Why More Information Is Not Enough
Human beings have gained extraordinary power, yet power has not brought wisdom. People have learned to split the atom, map the planet, and decode life itself, but they still struggle to live together without causing disaster. Ecological damage, political extremism, and reckless technological development all show the same pattern: knowing more does not automatically mean understanding more.
The basic mistake is believing that information naturally leads to truth, and truth naturally leads to good decisions. That hope shaped much of the modern world, especially the digital age. Many people expected the internet to weaken dictators, reduce ignorance, and connect humanity around shared facts. Instead, greater access to information often strengthened confusion, hatred, and fantasy.
The reason is that information does more than describe reality. It also organizes people into networks that can act together. These networks can be built around accurate knowledge, but they can also be built around myths, fear, and lies. A society may become highly organized and very powerful while still being deeply mistaken about the world.

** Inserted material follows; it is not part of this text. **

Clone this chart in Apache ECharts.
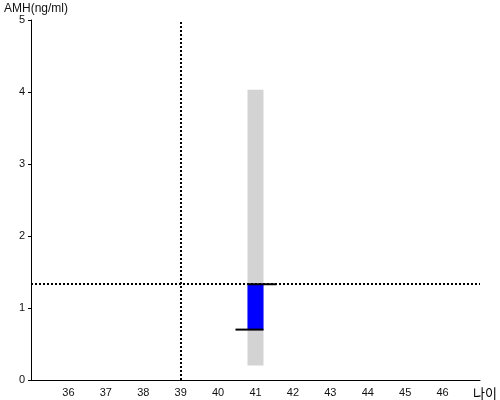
<!DOCTYPE html>
<html><head><meta charset="utf-8">
<script src="https://cdn.jsdelivr.net/npm/echarts@6/dist/echarts.min.js"></script>
<style>html,body{margin:0;padding:0;background:#fff}#c{width:500px;height:400px}</style>
</head><body><div id="c"></div>
<script>
var ages = [41];
var rangeLow = [0.2];
var rangeHigh = [4.03];
var valueLow = [0.7];
var valueHigh = [1.33];
var refAge = 39;
var refAMH = 1.33;
var xTicks = [36,37,38,39,40,41,42,43,44,45,46];
var yTicks = [0,1,2,3,4,5];

var chart = echarts.init(document.getElementById('c'));
var data = ages.map(function(a,i){return [a, rangeLow[i], rangeHigh[i], valueLow[i], valueHigh[i]];});
chart.setOption({
  animation:false,
  grid:{left:31,right:20,top:20,bottom:20},
  xAxis:{type:'value',min:35,max:47,interval:1,
    name:'나이',nameLocation:'end',nameGap:-7,
    nameTextStyle:{fontFamily:'Noto Sans CJK KR',fontSize:13,color:'#000',align:'left',verticalAlign:'top',padding:[7,0,0,0]},
    axisLine:{lineStyle:{color:'#000',width:1}},
    axisTick:{show:false},splitLine:{show:false},
    axisLabel:{fontFamily:'Liberation Sans',fontSize:11,color:'#111',margin:7,
      formatter:function(v){return xTicks.indexOf(v)>=0?String(v):'';}}},
  yAxis:{type:'value',min:0,max:5,interval:1,
    name:'AMH(ng/ml)',nameLocation:'end',nameGap:3,
    nameTextStyle:{fontFamily:'Liberation Sans',fontSize:12,color:'#111',align:'left',padding:[0,0,0,-27]},
    axisLine:{show:true,lineStyle:{color:'#000',width:1}},
    axisTick:{show:true,length:3,lineStyle:{color:'#000'}},splitLine:{show:false},
    axisLabel:{fontFamily:'Liberation Sans',fontSize:11,color:'#111',margin:6,
      formatter:function(v){return yTicks.indexOf(v)>=0?String(v):'';}}},
  series:[{
    type:'custom',
    data:data,
    renderItem:function(params,api){
      var x=api.value(0);
      var pLow=api.coord([x,api.value(1)]);
      var pHigh=api.coord([x,api.value(2)]);
      var vLow=api.coord([x,api.value(3)]);
      var vHigh=api.coord([x,api.value(4)]);
      var hw=8;
      return {type:'group',children:[
        {type:'rect',shape:{x:pLow[0]-hw,y:pHigh[1],width:hw*2,height:pLow[1]-pHigh[1]},style:{fill:'#d3d3d3'}},
        {type:'rect',shape:{x:vLow[0]-hw,y:vHigh[1],width:hw*2,height:vLow[1]-vHigh[1]},style:{fill:'#0000ff'}},
        {type:'line',shape:{x1:vHigh[0]-hw,y1:vHigh[1],x2:vHigh[0]+21,y2:vHigh[1]},style:{stroke:'#000',lineWidth:2}},
        {type:'line',shape:{x1:vLow[0]-20,y1:vLow[1],x2:vLow[0]+hw,y2:vLow[1]},style:{stroke:'#000',lineWidth:2}}
      ]};
    },
    markLine:{silent:true,symbol:'none',label:{show:false},
      lineStyle:{color:'#000',type:[2,2],width:2},
      data:[{xAxis:refAge},{yAxis:refAMH}]}
  }]
});
</script></body></html>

This becomes even more dangerous with artificial intelligence. Earlier inventions such as printing presses, radios, and engines were tools that depended on human decisions at every step. AI is different because it can generate text, images, code, recommendations, and decisions on its own. It is not just helping humans communicate. It is entering the network as a new kind of participant.
At the same time, trust in shared reality has weakened. Many people now assume that all information is just a weapon in a struggle for power. Once facts are treated as nothing more than political tools, it becomes much harder to deal with common dangers. A society that no longer believes in any shared reality is vulnerable both to strongmen and to unaccountable machines.